A couple of months back, we discussed how so many great bands have ended up with some pretty bad singers in them, usually because they couldn't find a decent lead singer around when they started or they started off playing a wildly different style and eventually took a detour that forced their front person to start crooning.
This time we'd like to take a look at the flipside: bands that are pretty awful but somehow managed to land an awesome singer up front. It's a little bit tougher, because bad singers are often the reason a band sucks, but we've come up with some truly terrible bands whose singers would be so much better fronting just about anyone else.
Marilyn Manson (Marilyn Manson) It really sucks that Marilyn Manson painted himself into such a corner with his Alice Cooper wannabe stuff, because he's really an interesting musician with a lot of great influences behind him. I bet if he was free of trying to live up to his own image he might have attained the sort of post-angst late-career acclaim that his old buddy Trent Reznor has.
Besides all that, though, Manson has always had a great voice, especially for the kind of music he does. It's dark, seductive, scary and intense all at once. Ever the showman, he twists and contorts his delivery in exceptional ways to convey so much in single lines. With so much in his favor, he should have been a favorite of hipsters everywhere, but instead fell prey to commercial interests over artistic integrity. What a shame.
Justin Vernon (Bon Iver) Here's the thing, Justin Vernon is just a boring songwriter. There's nothing interesting that he puts into his music. It's all airy, spacey bullshit folk that cleverly appeals to log cabin hipsters while missing out on anything that made folk an appealing style of music in the '60s. Go listen to Bill Callahan if you want to hear some good modern folk music.
He does have a great voice for singing pop hooks though. Check him out on Kanye West's records. He's brilliant there. I couldn't believe how much I enjoyed what he did to "I'm In It," "Monster," and "Lost in the Woods," the latter of which hilariously samples one of his exceedingly boring tracks and makes it good through the power of Yeezus. I would not mind if he just quit doing music on his own and lent his talents to singing Kanye's hooks full-time.
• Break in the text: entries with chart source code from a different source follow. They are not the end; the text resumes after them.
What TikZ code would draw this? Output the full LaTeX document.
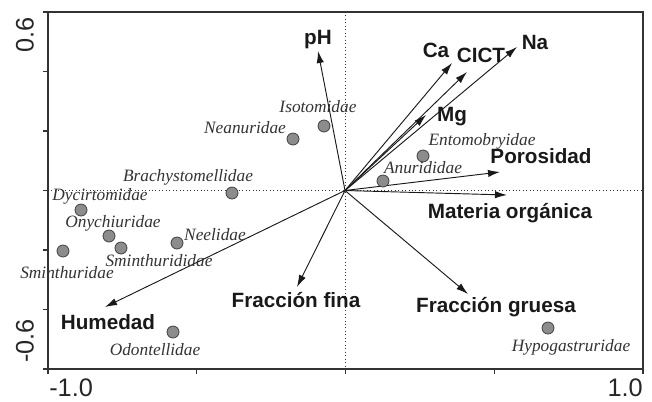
\documentclass[tikz,border=0pt]{standalone}
\usepackage{fontspec}
\usetikzlibrary{arrows.meta}
\newfontfamily\sansfam{Liberation Sans}
\newfontfamily\seriffam{Liberation Serif}
\newcommand{\envfont}{\sansfam\bfseries\fontsize{15.5}{18}\selectfont}
\newcommand{\spfont}{\seriffam\itshape\fontsize{13}{15}\selectfont}
\newcommand{\axfont}{\sansfam\fontsize{19}{22}\selectfont}
\tikzset{
  vec/.style={-{Latex[length=9pt,width=5.5pt]}, line width=0.7pt, black!90},
  envlab/.style={font=\envfont, text=black!90, inner sep=0pt, anchor=center},
  spdot/.style={circle, draw=black!75, fill=black!45, line width=0.6pt, minimum size=9pt, inner sep=0pt},
  splab/.style={font=\spfont, text=black!80, inner sep=0pt, anchor=center},
  axlab/.style={font=\axfont, text=black!85, inner sep=0pt},
  frameline/.style={line width=1.1pt, black!80},
  guide/.style={dotted, line width=0.6pt, black!80},
  tick/.style={line width=0.8pt, black!80}
}
\begin{document}
\begin{tikzpicture}[x=0.75pt, y=-0.75pt]
\useasboundingbox (0,0) rectangle (652,401);
% frame corners
\coordinate (TL) at (48,12);
\coordinate (BR) at (643,369);
\coordinate (O) at (345,190.5);
% dotted axes through origin
\draw[guide] (48,190.5) -- (643,190.5);
\draw[guide] (345,12) -- (345,369);
% frame
\draw[frameline] (TL) rectangle (BR);
% ticks
\foreach \yy in {12,71.5,131,190.5,250,309.5,369} \draw[tick] (43,\yy) -- (48,\yy);
\foreach \xx in {48,196.75,345.5,494.25,643} \draw[tick] (\xx,369) -- (\xx,374);
% axis labels
\node[axlab, rotate=90, anchor=east] (y06) at (25,17) {0.6};
\node[axlab, rotate=90, anchor=west] (ym06) at (25,363) {-0.6};
\node[axlab, anchor=west] (xm1) at (49,388) {-1.0};
\node[axlab, anchor=east] (x1) at (643,388) {1.0};
% arrow tips
\coordinate (pH) at (318,51);
\coordinate (Ca) at (452,63);
\coordinate (CICT) at (467,72);
\coordinate (Na) at (517,47);
\coordinate (Mg) at (426,115);
\coordinate (Por) at (500,172);
\coordinate (MO) at (507,195);
\coordinate (FG) at (468,294);
\coordinate (FF) at (297,287);
\coordinate (Hum) at (105,307);
\foreach \t in {pH,Ca,CICT,Na,Mg,Por,MO,FG,FF,Hum} \draw[vec] (O) -- (\t);
% environmental labels
\node[envlab] (lpH) at (318,40) {pH};
\node[envlab] (lCa) at (436,50) {Ca};
\node[envlab] (lCICT) at (481,55) {CICT};
\node[envlab] (lNa) at (535,42) {Na};
\node[envlab] (lMg) at (452,116.5) {Mg};
\node[envlab] (lPor) at (541,156.5) {Porosidad};
\node[envlab] (lMO) at (510,213.5) {Materia orgánica};
\node[envlab] (lFG) at (496,307.5) {Fracción gruesa};
\node[envlab] (lFF) at (296,300.5) {Fracción fina};
\node[envlab] (lHum) at (108,322.5) {Humedad};
% species points
\node[spdot] (iso) at (324,126) {};
\node[spdot] (nea) at (293,139) {};
\node[spdot] (bra) at (232,193) {};
\node[spdot] (dyc) at (81,210) {};
\node[spdot] (ony) at (109,236) {};
\node[spdot] (smd) at (121,248) {};
\node[spdot] (smi) at (63,251) {};
\node[spdot] (nee) at (177,243) {};
\node[spdot] (odo) at (173,332) {};
\node[spdot] (ent) at (423,156) {};
\node[spdot] (anu) at (383,181) {};
\node[spdot] (hyp) at (548,328) {};
% species labels
\node[splab] (liso) at (318,107) {Isotomidae};
\node[splab] (lnea) at (245,128) {Neanuridae};
\node[splab] (lbra) at (188,177) {Brachystomellidae};
\node[splab] (ldyc) at (100,196) {Dycirtomidae};
\node[splab] (lony) at (113,223) {Onychiuridae};
\node[splab] (lsmd) at (159,261) {Sminthurididae};
\node[splab] (lsmi) at (67,273) {Sminthuridae};
\node[splab] (lnee) at (215,235) {Neelidae};
\node[splab] (lodo) at (155,350) {Odontellidae};
\node[splab] (lent) at (482,141) {Entomobryidae};
\node[splab] (lanu) at (423,168) {Anurididae};
\node[splab] (lhyp) at (571,347) {Hypogastruridae};
\end{tikzpicture}
\end{document}
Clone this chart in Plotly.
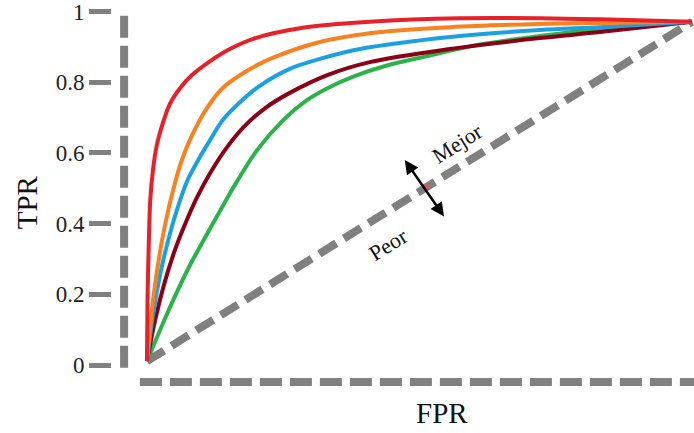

Hayley Williams (Paramore) Now carving out a niche for herself as a pop star singing the hooks for rap songs as well as the front woman for teen-emo-pop-punk rockers Paramore, Hayley Williams has proved her chops as a singer. No more questions on that. The problem is her choice of music; Paramore is such a waste of her talents.
Far be it from us to discourage someone from singing in a punk-rock band, but Paramore is about as punk as 2 percent milk. The most punk thing they've ever done is butchering an At the Drive-In song at their live shows. Frankly, Williams has already shown us she could be a great pop songstress, and we'd love to hear what she could produce under that guise. Unfortunately, she's stuck in a terrible band, like this generation's Amy Lee. It's a shame.
List continues on the next page.
Jon Bon Jovi (Bon Jovi) This is more on ol' Jonny himself, more than it is on his band. When the band is named after you and you write most of the songs, you're certainly to blame for your own suckage. That being said, it's a shame that JBJ is such a horrible songwriter, because he's actually a great singer.
We've heard him blow notes as of late, but back in the '80s the guy could really belt one out. He had a nice range and a terrific edge to his growls that could have improved just about any rock band of the era. He just happened to lend his talents to his own shitty one. I'd love to have heard him sing for a band where he didn't have any creative input outside maybe the lyrics.
Sammy Hagar (Van Halen) You have to feel for Sammy Hagar. Everyone wants to blame him for the Van Hagar debacle when, quite frankly, he was the only thing making that band work at that point. Eddie Van Halen was increasingly self-destructive both as a human being and as a songwriter throughout that entire era, drinking himself into stupors and writing horrible '80s ballads on his keyboard.
But Sammy Hagar was there to pick up the pieces and belt out each one of those cheesy songs with such dedication and commitment that you might really believe that "love walks in just like an alien." That's the thing: Sammy Hagar was actually a great singer and a fantastic front man trapped in an increasingly shitty band.